How to Choose the Right Mortgage Type for Your Needs
Choosing the right mortgage depends on your financial goals, risk tolerance, and repayment ability. Compare fixed-rate (stable payments) vs. adjustable-rate (lower initial rates) mortgages, government-backed options for lower credit scores, and specialty loans like jumbo or interest-only. Assess terms, fees, and long-term costs to align with your budget.
Key Factors to Consider Before Choosing
- Loan Term: 15-year (higher payments, less interest) vs. 30-year (lower payments, more interest).
- Interest Rate Type: Fixed (unchanging) or adjustable (fluctuates with market).
- Down Payment: 3%-20%+; lower down payments may require private mortgage insurance (PMI).
- Credit Score: Higher scores unlock better rates; government loans may accept scores as low as 500-580.
- Financial Stability: Job security, income consistency, and emergency savings impact risk tolerance.
Comparison of Common Mortgage Types
| Mortgage Type | Best For | Interest Rate | Down Payment | Pros | Cons |
|---|---|---|---|---|---|
| Fixed-Rate | Long-term stability seekers | Locked for loan term | 3%-20%+ | Predictable payments, no rate surprises | Higher initial rates than ARMs |
| Adjustable-Rate (ARM) | Short-term owners or refinancers | Low initial, adjusts after 3-10 years | 3%-20%+ | Lower early payments, potential rate drops | Risk of rate hikes, payment shocks |
| FHA Loan | Low credit scores or small down payments | Competitive, government-backed | 3.5% minimum | Easier qualification, lower down payment | Mortgage insurance premiums (MIP) required |
| VA Loan | Eligible veterans/military | Typically lower than conventional | 0% down | No down payment, no PMI | Funding fee (1.25%-3.3%) |
| Jumbo Loan | High-value properties (above conforming limits) | Higher than conventional | 10%-20%+ | Finances luxury homes | Strict credit/asset requirements |
Steps to Select the Best Mortgage
- Assess Your Budget: Use the 28/36 rule (28% of income on housing, 36% on total debt). Calculate affordability with taxes, insurance, and maintenance.
- Check Credit Score: Pull reports from all 3 bureaus.
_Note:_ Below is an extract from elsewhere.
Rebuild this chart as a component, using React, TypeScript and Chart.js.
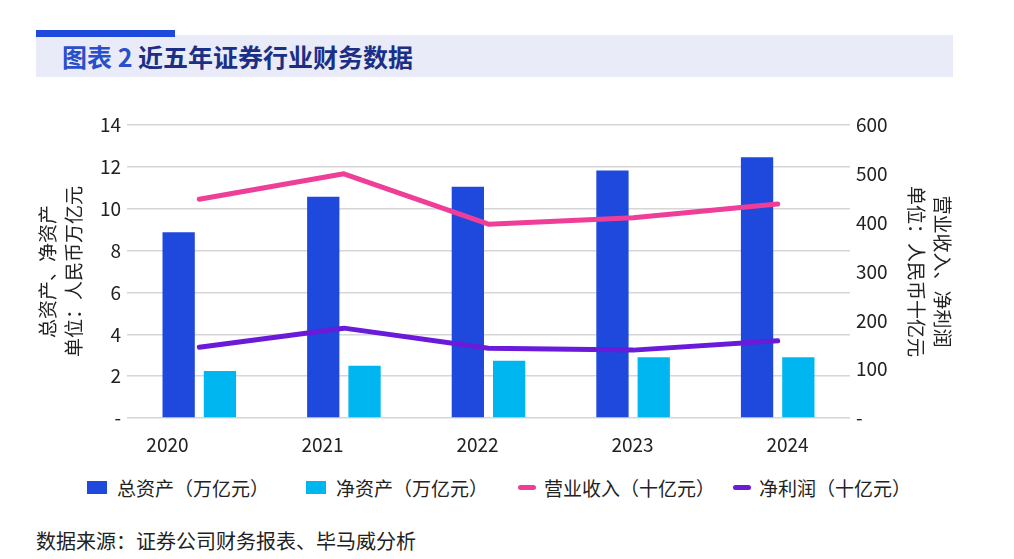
import { useEffect, useRef } from "react";
import { Chart, registerables } from "chart.js";

Chart.register(...registerables);

const years = ["2020", "2021", "2022", "2023", "2024"];
// 单位：人民币万亿元
const totalAssets = [8.87, 10.57, 11.05, 11.82, 12.46];
const netAssets = [2.25, 2.5, 2.74, 2.9, 2.9];
// 单位：人民币十亿元
const revenue = [448, 500, 397, 410, 438];
const netProfit = [145, 184, 143, 139, 158];

const leftMax = 14;
const leftStep = 2;
const rightMax = 600;
const rightStep = 100;

const seriesNames = ["总资产（万亿元）", "净资产（万亿元）", "营业收入（十亿元）", "净利润（十亿元）"];
const seriesColors = ["#1f48dc", "#00b6f0", "#ef3e98", "#6a1bd9"];
const legendLefts = [87, 306, 518, 733];

// the year labels in the original sit a little off the bar groups
const labelMin = -0.261;
const labelMax = 4.403;

const FONT = "'Noto Sans CJK SC', 'Noto Sans', sans-serif";
const TEXT = "#222";

const ChartBox = () => {
  const chartRef = useRef<HTMLCanvasElement>(null);

  useEffect(() => {
    const ctx = chartRef.current?.getContext("2d");
    if (!ctx) return;

    const dash = (v: number | string) => (Number(v) === 0 ? "-" : String(v));

    const chart = new Chart(ctx, {
      type: "bar",
      data: {
        labels: years,
        datasets: [
          {
            type: "line",
            label: seriesNames[2],
            data: revenue,
            yAxisID: "y1",
            borderColor: seriesColors[2],
            backgroundColor: seriesColors[2],
            borderWidth: 5,
            borderCapStyle: "round",
            borderJoinStyle: "round",
            pointRadius: 0,
            tension: 0,
            order: 0,
          },
          {
            type: "line",
            label: seriesNames[3],
            data: netProfit,
            yAxisID: "y1",
            borderColor: seriesColors[3],
            backgroundColor: seriesColors[3],
            borderWidth: 5,
            borderCapStyle: "round",
            borderJoinStyle: "round",
            pointRadius: 0,
            tension: 0,
            order: 0,
          },
          {
            label: seriesNames[0],
            data: totalAssets,
            yAxisID: "y",
            backgroundColor: seriesColors[0],
            categoryPercentage: 0.571,
            barPercentage: 0.782,
            order: 1,
          },
          {
            label: seriesNames[1],
            data: netAssets,
            yAxisID: "y",
            backgroundColor: seriesColors[1],
            categoryPercentage: 0.571,
            barPercentage: 0.782,
            order: 1,
          },
        ],
      },
      options: {
        animation: false,
        responsive: false,
        maintainAspectRatio: false,
        layout: { padding: { top: 25, bottom: 14, left: 0, right: 0 } },
        plugins: {
          legend: { display: false },
          tooltip: { enabled: false },
        },
        scales: {
          x: { display: false },
          xl: {
            type: "linear",
            position: "bottom",
            offset: false,
            bounds: "data",
            min: labelMin,
            max: labelMax,
            grid: { display: false, drawTicks: false, offset: false },
            border: { display: false },
            afterBuildTicks: (s: any) => {
              s.ticks = years.map((_, i) => ({ value: i }));
              s.min = labelMin;
              s.max = labelMax;
            },
            afterFit: (s: any) => {
              s.height = 38;
            },
            ticks: {
              autoSkip: false,
              maxRotation: 0,
              padding: 15,
              color: TEXT,
              font: { family: FONT, size: 19 },
              callback: (v: any) => years[Number(v)],
            },
          },
          y: {
            position: "left",
            min: 0,
            max: leftMax,
            afterFit: (s: any) => {
              s.width = 96;
            },
            grid: { color: "#d6d6d6", lineWidth: 1.5, drawTicks: false },
            border: { display: false },
            ticks: {
              stepSize: leftStep,
              padding: 6,
              color: TEXT,
              font: { family: FONT, size: 19 },
              callback: dash,
            },
            title: {
              display: true,
              text: ["总资产、净资产", "单位：人民币万亿元"],
              color: TEXT,
              font: { family: FONT, size: 19, lineHeight: 1.37 },
            },
          },
          y1: {
            position: "right",
            min: 0,
            max: rightMax,
            afterFit: (s: any) => {
              s.width = 109;
            },
            grid: { display: false, drawTicks: false },
            border: { display: false },
            ticks: {
              stepSize: rightStep,
              padding: 6,
              color: TEXT,
              font: { family: FONT, size: 19 },
              callback: dash,
            },
            title: {
              display: true,
              text: ["营业收入、净利润", "单位：人民币十亿元"],
              color: TEXT,
              font: { family: FONT, size: 19, lineHeight: 1.37 },
            },
          },
        },
      } as any,
    });

    return () => {
      chart.destroy();
    };
  }, []);

  return (
    <canvas
      ref={chartRef}
      width={928}
      height={370}
      style={{ position: "absolute", left: 31, top: 100, width: 928, height: 370 }}
    />
  );
};

const Legend = () => (
  <>
    {seriesNames.map((name, i) => (
      <div
        key={name}
        style={{
          position: "absolute",
          left: legendLefts[i],
          top: 472,
          height: 30,
          display: "flex",
          alignItems: "center",
          fontFamily: FONT,
          fontSize: 19,
          color: TEXT,
          whiteSpace: "nowrap",
        }}
      >
        {i < 2 ? (
          <span style={{ width: 20, height: 13, background: seriesColors[i], marginRight: 10 }} />
        ) : (
          <span style={{ width: 18, height: 5, borderRadius: 3, background: seriesColors[i], marginRight: 8 }} />
        )}
        <span>{name}</span>
      </div>
    ))}
  </>
);

const App = () => (
  <div style={{ position: "fixed", left: 0, top: 0, width: 1014, height: 559, background: "#fff", overflow: "hidden" }}>
    <div style={{ position: "absolute", left: 36, top: 35, width: 917, height: 42, background: "#e9ebf8" }} />
    <div style={{ position: "absolute", left: 36, top: 30, width: 139, height: 7, background: "#1f48dc" }} />
    <div
      style={{
        position: "absolute",
        left: 62,
        top: 39,
        fontFamily: FONT,
        fontWeight: 700,
        fontSize: 25,
        lineHeight: "34px",
        color: "#1b2f86",
        whiteSpace: "nowrap",
      }}
    >
      <span style={{ color: "#2a4fcb" }}>图表 2</span> 近五年证券行业财务数据
    </div>
    <ChartBox />
    <Legend />
    <div
      style={{
        position: "absolute",
        left: 36,
        top: 528,
        fontFamily: FONT,
        fontSize: 20,
        lineHeight: "26px",
        color: TEXT,
        whiteSpace: "nowrap",
      }}
    >
      数据来源：证券公司财务报表、毕马威分析
    </div>
  </div>
);

export default App;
Dispute errors and improve score if needed (pay bills on time, reduce debt).
- Compare Lenders: Request Loan Estimates from at least 3 lenders. Compare APR (not just interest rate), fees, and closing costs.
- Evaluate Loan Terms: Shorter terms save interest but increase monthly payments. ARMs may suit temporary ownership (e.g., 5/1 ARM for 5-year plans).
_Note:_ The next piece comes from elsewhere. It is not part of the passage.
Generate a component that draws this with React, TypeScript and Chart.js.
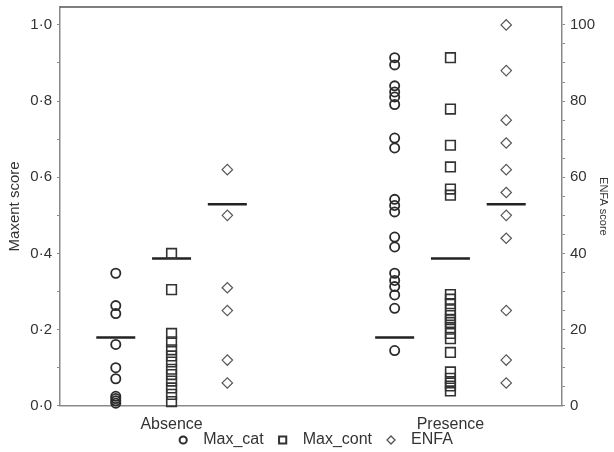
import { useEffect, useRef } from 'react';
import { Chart, registerables } from 'chart.js';

Chart.register(...registerables);

const categories = ['Absence', 'Presence'];
const seriesNames = ['Max_cat', 'Max_cont', 'ENFA'];

// Maxent (left axis, 0-1)
const absenceMaxCat = [0.348, 0.263, 0.242, 0.161, 0.1, 0.071, 0.025, 0.019, 0.013, 0.007];
const presenceMaxCat = [0.914, 0.895, 0.84, 0.824, 0.811, 0.791, 0.703, 0.677, 0.542, 0.526, 0.509, 0.443, 0.417, 0.348, 0.329, 0.313, 0.291, 0.256, 0.145];
const absenceMaxCont = [0.4, 0.305, 0.19, 0.168, 0.147, 0.131, 0.115, 0.096, 0.082, 0.065, 0.047, 0.03, 0.011];
const presenceMaxCont = [0.914, 0.779, 0.684, 0.627, 0.569, 0.553, 0.292, 0.28, 0.268, 0.252, 0.237, 0.226, 0.219, 0.205, 0.19, 0.176, 0.14, 0.089, 0.072, 0.06, 0.052, 0.039];
// ENFA (right axis, 0-100)
const absenceEnfa = [62, 50, 31, 25, 12, 6];
const presenceEnfa = [100, 88, 75, 69, 62, 56, 50, 44, 25, 12, 6];
// group means [Absence, Presence]
const meanMaxCat = [0.179, 0.179];
const meanMaxCont = [0.387, 0.387];
const meanEnfa = [52.9, 52.9];

const leftTicks = [0, 0.1, 0.2, 0.3, 0.4, 0.5, 0.6, 0.7, 0.8, 0.9, 1.0];
const rightTicks = [0, 5, 10, 15, 20, 25, 30, 35, 40, 45, 50, 55, 60, 65, 70, 75, 80, 85, 90, 95, 100];

const DODGE = 0.2;
const Y_MAX = 1.047;
const FONT = "'Liberation Sans', Arial, sans-serif";
const TXT = '#333';
const AXIS = '#8a8a8a';
const MARK_COLORS = ['#2b2b2b', '#333', '#555'];
const MARK_WIDTHS = [1.8, 1.6, 1.2];

const pts = (groups: number[][], off: number) =>
  groups.flatMap((vals, ci) => vals.map((v) => ({ x: ci + off, y: v })));
const means = (vals: number[], off: number) => vals.map((v, ci) => ({ x: ci + off, y: v }));

const framePlugin = {
  id: 'frameTop',
  afterDatasetsDraw(chart: any) {
    const { ctx, chartArea } = chart;
    ctx.save();
    ctx.strokeStyle = '#555';
    ctx.lineWidth = 1.5;
    ctx.beginPath();
    ctx.moveTo(chartArea.left, chartArea.top);
    ctx.lineTo(chartArea.right, chartArea.top);
    ctx.stroke();
    ctx.restore();
  },
};

// bottom legend row drawn under the axis labels
const legendPlugin = {
  id: 'bottomLegend',
  afterDraw(chart: any) {
    const { ctx } = chart;
    const y = 440;
    const centerX = 316;
    const markR = 4;
    const markToText = 20;
    const textToMark = 19;
    ctx.save();
    ctx.font = `16px ${FONT}`;
    ctx.textBaseline = 'middle';
    ctx.textAlign = 'left';
    const widths = seriesNames.map((s) => ctx.measureText(s).width);
    const total =
      markR + widths.reduce((a, w) => a + markToText + w, 0) + textToMark * (seriesNames.length - 1);
    let cx = centerX - total / 2 + markR;
    seriesNames.forEach((name, i) => {
      ctx.strokeStyle = MARK_COLORS[i];
      ctx.lineWidth = i === 2 ? 1.3 : 2;
      ctx.beginPath();
      if (i === 0) {
        ctx.arc(cx, y, 3.6, 0, Math.PI * 2);
      } else if (i === 1) {
        ctx.rect(cx - 3.6, y - 3.6, 7.2, 7.2);
      } else {
        ctx.moveTo(cx, y - 4);
        ctx.lineTo(cx + 4, y);
        ctx.lineTo(cx, y + 4);
        ctx.lineTo(cx - 4, y);
        ctx.closePath();
      }
      ctx.stroke();
      ctx.fillStyle = TXT;
      ctx.fillText(name, cx + markToText, y);
      cx += markToText + widths[i] + textToMark;
    });
    ctx.restore();
  },
};

export default function App() {
  const ref = useRef<HTMLCanvasElement>(null);
  useEffect(() => {
    const canvas = ref.current!;
    const meanStyle = {
      pointStyle: 'line',
      pointRadius: 19.5,
      pointHoverRadius: 19.5,
      borderColor: '#222',
      backgroundColor: '#222',
      borderWidth: 2.5,
      showLine: false,
      clip: false,
    };
    const chart = new Chart(canvas, {
      type: 'scatter',
      data: {
        datasets: [
          {
            label: seriesNames[0],
            data: pts([absenceMaxCat, presenceMaxCat], -DODGE),
            pointStyle: 'circle',
            pointRadius: 4.6,
            borderWidth: MARK_WIDTHS[0],
            borderColor: MARK_COLORS[0],
            backgroundColor: 'rgba(0,0,0,0)',
            yAxisID: 'y',
            clip: false,
          },
          {
            label: seriesNames[1],
            data: pts([absenceMaxCont, presenceMaxCont], 0),
            pointStyle: 'rect',
            pointRadius: 6.8,
            borderWidth: MARK_WIDTHS[1],
            borderColor: MARK_COLORS[1],
            backgroundColor: 'rgba(0,0,0,0)',
            yAxisID: 'y',
            clip: false,
          },
          {
            label: seriesNames[2],
            data: pts([absenceEnfa, presenceEnfa], DODGE),
            pointStyle: 'rectRot',
            pointRadius: 5.2,
            borderWidth: MARK_WIDTHS[2],
            borderColor: MARK_COLORS[2],
            backgroundColor: 'rgba(0,0,0,0)',
            yAxisID: 'y2',
            clip: false,
          },
          { label: 'mean_cat', data: means(meanMaxCat, -DODGE), yAxisID: 'y', ...meanStyle } as any,
          { label: 'mean_cont', data: means(meanMaxCont, 0), yAxisID: 'y', ...meanStyle } as any,
          { label: 'mean_enfa', data: means(meanEnfa, DODGE), yAxisID: 'y2', ...meanStyle } as any,
        ],
      },
      options: {
        responsive: false,
        animation: false,
        devicePixelRatio: 1,
        layout: { autoPadding: false, padding: { top: 7, left: 0, right: 0, bottom: 9 } },
        plugins: {
          tooltip: { enabled: false },
          legend: { display: false },
        },
        scales: {
          x: {
            type: 'linear',
            min: -0.4,
            max: 1.4,
            grid: { display: false, drawTicks: false },
            border: { display: true, color: AXIS, width: 1.5 },
            afterBuildTicks: (s: any) => {
              s.ticks = categories.map((_, i) => ({ value: i }));
            },
            afterFit: (s: any) => {
              s.paddingLeft = 0;
              s.paddingRight = 0;
            },
            ticks: {
              autoSkip: false,
              maxRotation: 0,
              padding: 9,
              color: TXT,
              font: { family: FONT, size: 16 },
              callback: (v: any) => categories[Math.round(Number(v))] ?? '',
            },
          },
          y: {
            type: 'linear',
            position: 'left',
            min: 0,
            max: Y_MAX,
            grid: { display: true, drawOnChartArea: false, drawTicks: true, tickLength: 3, color: AXIS },
            border: { display: true, color: AXIS, width: 1.5 },
            afterBuildTicks: (s: any) => {
              s.ticks = leftTicks.map((v) => ({ value: v }));
            },
            afterFit: (s: any) => {
              s.width = 60;
              s.paddingTop = 0;
              s.paddingBottom = 0;
            },
            title: {
              display: true,
              text: 'Maxent score',
              color: TXT,
              font: { family: FONT, size: 15 },
              padding: { top: 6, bottom: 0 },
            },
            ticks: {
              autoSkip: false,
              padding: 5,
              color: TXT,
              font: { family: FONT, size: 15 },
              callback: (v: any) => {
                const n = Math.round(Number(v) * 10);
                return n % 2 === 0 ? (n / 10).toFixed(1).replace('.', '\u00b7') : '';
              },
            },
          },
          y2: {
            type: 'linear',
            position: 'right',
            min: 0,
            max: Y_MAX * 100,
            grid: { display: true, drawOnChartArea: false, drawTicks: true, tickLength: 3, color: AXIS },
            border: { display: true, color: AXIS, width: 1.5 },
            afterBuildTicks: (s: any) => {
              s.ticks = rightTicks.map((v) => ({ value: v }));
            },
            afterFit: (s: any) => {
              s.width = 52;
              s.paddingTop = 0;
              s.paddingBottom = 0;
            },
            title: {
              display: true,
              text: 'ENFA score',
              color: TXT,
              font: { family: FONT, size: 11 },
              padding: { top: 4, bottom: 2 },
            },
            ticks: {
              autoSkip: false,
              padding: 5,
              color: TXT,
              font: { family: FONT, size: 15 },
              callback: (v: any) => (Math.round(Number(v)) % 20 === 0 ? String(Math.round(Number(v))) : ''),
            },
          },
        },
      },
      plugins: [framePlugin, legendPlugin],
    } as any);
    return () => chart.destroy();
  }, []);
  return (
    <div style={{ position: 'fixed', left: 0, top: 0, width: 614, height: 452, background: '#fff' }}>
      <canvas ref={ref} width={614} height={452} style={{ width: 614, height: 452, display: 'block' }} />
    </div>
  );
}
- Read the Fine Print: Watch for prepayment penalties, balloon payments, or escrow requirements. Understand PMI/MIP costs and cancellation rules.
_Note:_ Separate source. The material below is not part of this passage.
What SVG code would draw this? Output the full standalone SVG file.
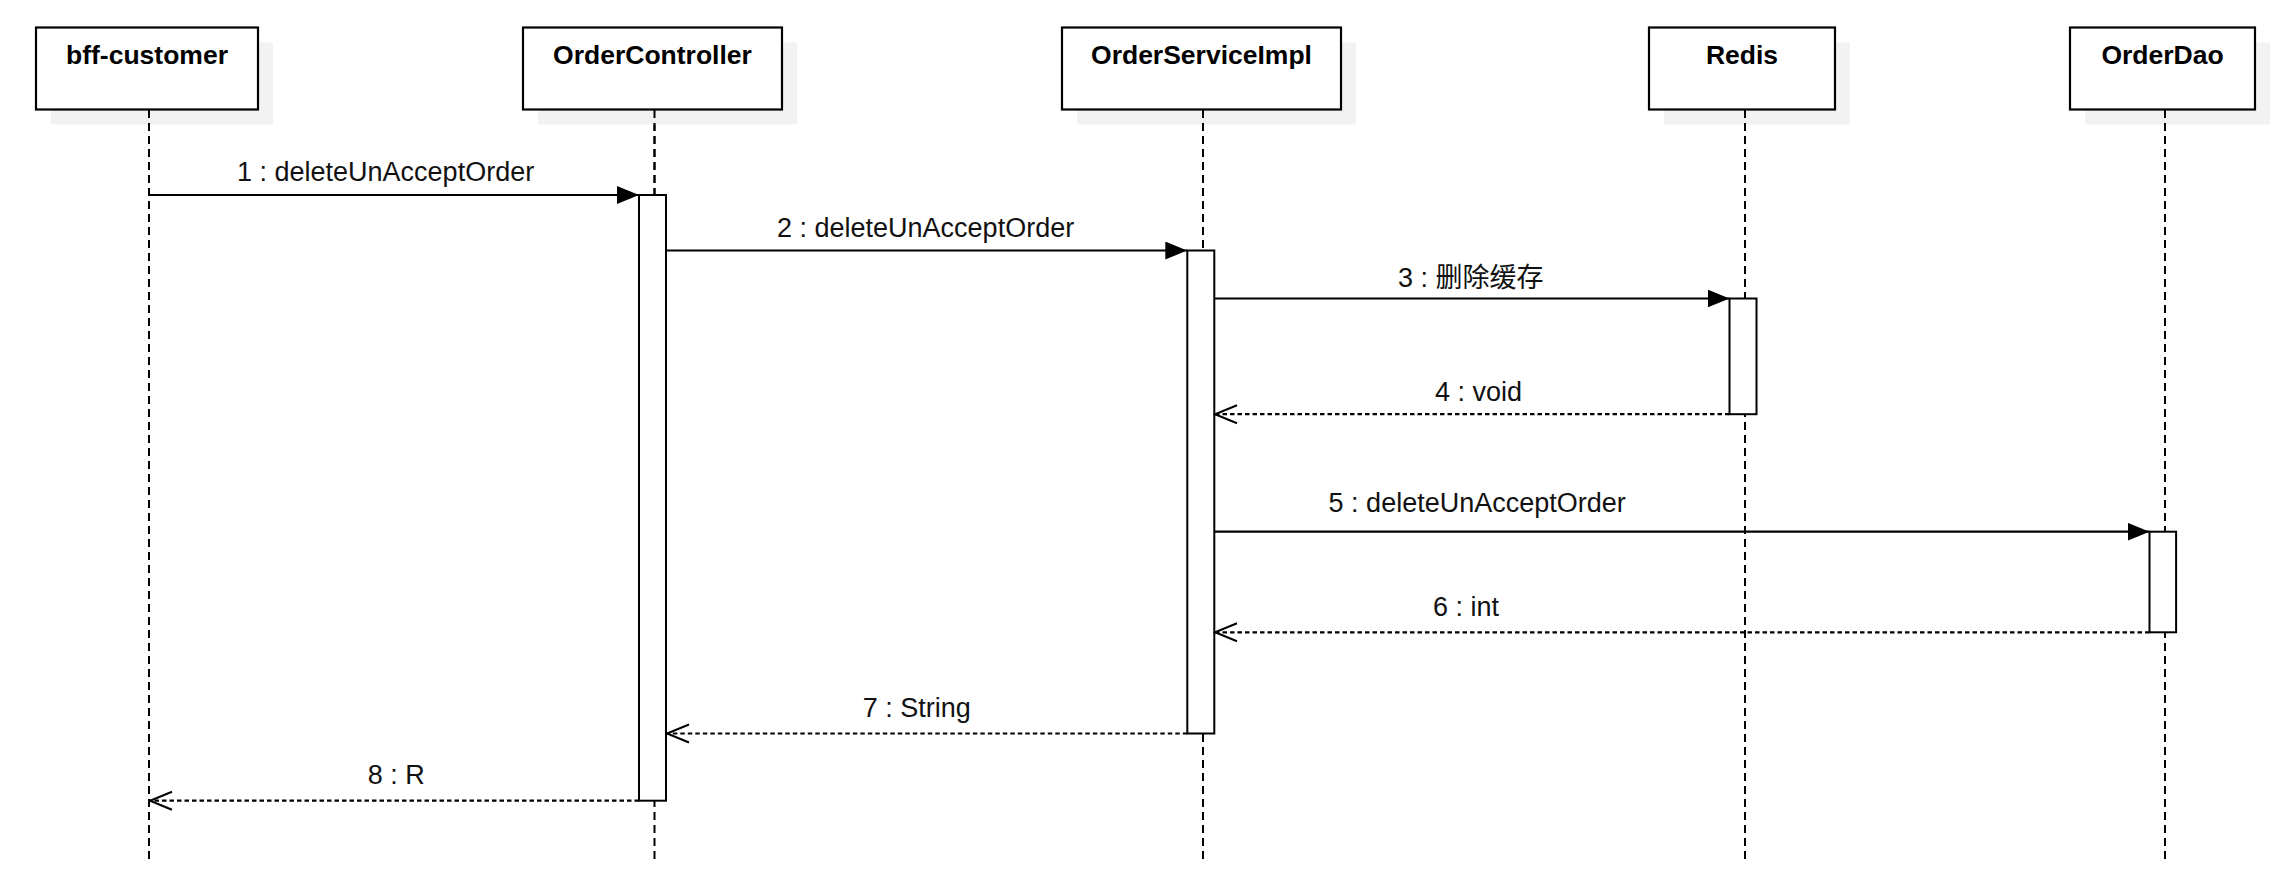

- Get Pre-Approved: Strengthens offers in competitive markets. Pre-approval letters show sellers you're serious.
Mistakes to Avoid
- Overborrowing: Just because you're approved for a large loan doesn't mean you can comfortably afford it.
- Ignoring Closing Costs: Fees (2%-5% of loan) include appraisal, title insurance, and origination. Roll them into the loan only if necessary.
- Skipping Rate Locks: Rates fluctuate daily; lock in a rate when you're satisfied to avoid surprises.
- Choosing Based on Rate Alone: Low rates with high fees may cost more long-term. Compare APR for total cost.
- Neglecting Refinance Options: If rates drop or your credit improves, refinancing could save thousands.
Specialty Mortgages: When to Consider Them
- Interest-Only Loans: Pay only interest for 5-10 years, then principal + interest. Risky unless income will rise significantly.
- Balloon Mortgages: Low payments for 5-7 years, then large lump-sum due. Only viable if you'll sell/refinance before the balloon.
- Reverse Mortgages: For seniors 62+ to convert home equity to cash. No monthly payments, but reduces inheritance.
- Construction Loans: Short-term financing to build a home. Converts to a permanent mortgage after completion.